Tone is a somewhat subjective topic when referring to plays. Certainly tone can be found in language, but theatrical texts also derive a great deal of tone from the specific elements of production. A theatrical production is usually mounted under the supervision of one person's vision (the director or an artistic director), and that person's artistic interpretation of the text can go a long way toward influencing the tone of the production.
With this particular play, one of Shakespeare's most well-loved comedies, the tone can be very light-hearted, or very dark, or somewhere in between. I have seen two productions of it, one in the United States (at the Hartford Stage Company), and one at Stratford in England, and the overall tone of both productions was markedly different.
The Stratford production certainly played up the laughs; the fairies had fake prosthetic ears and were all dressed in ill-fitting public school uniforms; they acted like bratty adolescents. The production design was very eclectic, taking design cues from several eras, including the 1930s and the Edwardian era. The lovers all dressed in comfortable Edwardian style summer clothes and Doc Marten boots. Puck was portrayed as a sort of wise-cracking Big Man on Campus that the other fairies admired. These eclectic elements gave the production a very fresh and humorous tone.

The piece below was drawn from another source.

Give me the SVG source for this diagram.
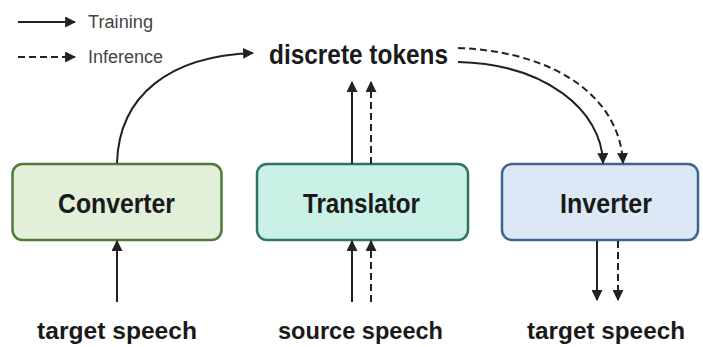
<svg xmlns="http://www.w3.org/2000/svg" width="703" height="347" viewBox="0 0 703 347">
<style>
.box{stroke-width:2.5}
.lbl{font-family:"Liberation Sans",Arial,sans-serif;font-weight:bold;fill:#1a1a1a}
.leg{font-family:"Liberation Sans",Arial,sans-serif;fill:#444;font-size:18px}
.ln{fill:none;stroke:#222;stroke-width:2}
.dash{stroke-dasharray:7,4}
</style>
<defs>
<marker id="ah" viewBox="0 0 10 10" refX="9" refY="5" markerWidth="5.5" markerHeight="5.5" orient="auto" markerUnits="strokeWidth">
<path d="M0,0 L10,5 L0,10 z" fill="#222"/>
</marker>
</defs>
<rect width="703" height="347" fill="#fff"/>
<g id="legend">
<line class="ln" x1="18" y1="22" x2="75" y2="22" marker-end="url(#ah)"/>
<text class="leg" x="88" y="28" textLength="65" lengthAdjust="spacingAndGlyphs">Training</text>
<line class="ln dash" x1="18" y1="57" x2="75" y2="57" marker-end="url(#ah)"/>
<text class="leg" x="88" y="63" textLength="75" lengthAdjust="spacingAndGlyphs">Inference</text>
</g>
<g id="tokens">
<text class="lbl" x="269" y="64" font-size="27" font-weight="600" textLength="179" lengthAdjust="spacingAndGlyphs">discrete tokens</text>
</g>
<g id="converter">
<rect class="box" x="12.5" y="164" width="209" height="76" rx="10" fill="#e2efd9" stroke="#4f7a3a"/>
<text class="lbl" x="58" y="213" font-size="28" textLength="117" lengthAdjust="spacingAndGlyphs">Converter</text>
</g>
<g id="translator">
<rect class="box" x="257" y="164" width="211" height="76" rx="10" fill="#c9f1e6" stroke="#2f7565"/>
<text class="lbl" x="303" y="213" font-size="28" textLength="117" lengthAdjust="spacingAndGlyphs">Translator</text>
</g>
<g id="inverter">
<rect class="box" x="502" y="164" width="196" height="76" rx="10" fill="#dce8f5" stroke="#3c6591"/>
<text class="lbl" x="560" y="213" font-size="28" textLength="92" lengthAdjust="spacingAndGlyphs">Inverter</text>
</g>
<g id="inputs">
<text class="lbl" x="37" y="339" font-size="24" textLength="160" lengthAdjust="spacingAndGlyphs">target speech</text>
<text class="lbl" x="278" y="339" font-size="24" textLength="165" lengthAdjust="spacingAndGlyphs">source speech</text>
<text class="lbl" x="527" y="339" font-size="24" textLength="158" lengthAdjust="spacingAndGlyphs">target speech</text>
</g>
<g id="connectors">
<path class="ln" d="M117,163 C119,95 170,56 253,53" marker-end="url(#ah)"/>
<line class="ln" x1="352" y1="164" x2="352" y2="82" marker-end="url(#ah)"/>
<line class="ln dash" x1="371" y1="164" x2="371" y2="82" marker-end="url(#ah)"/>
<line class="ln" x1="117" y1="302" x2="117" y2="241" marker-end="url(#ah)"/>
<line class="ln" x1="352" y1="302" x2="352" y2="241" marker-end="url(#ah)"/>
<line class="ln dash" x1="371" y1="302" x2="371" y2="241" marker-end="url(#ah)"/>
<path class="ln" d="M458,62 C545,64 602,110 603,163" marker-end="url(#ah)"/>
<path class="ln dash" d="M458,48 C560,52 620,100 623,163" marker-end="url(#ah)"/>
<line class="ln" x1="597" y1="241" x2="597" y2="300" marker-end="url(#ah)"/>
<line class="ln dash" x1="618" y1="241" x2="618" y2="300" marker-end="url(#ah)"/>
</g>
</svg>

But the Hartford production, done with contemporary costumes and settings, often had a melancholy tone; the music chosen for the scene where the lovers are charmed with fairy dust was "In Your Eyes" by Peter Gabriel, and it was used again when the lovers are reunited, which lent a very romantic air to the production. The melancholy felt by Titania and Oberon at the beginning (as Titania stared into a huge cracked mirror wearing a wedding gown) was echoed at the end when the lovers switch partners while dancing; there is hint of the confusion and love spells that took place earlier. Audiences can interpret this as a commentary on love and marriage in general, as if we might as well all be under the manipulative magic of fairies. This could be said to be an ironic interpretation.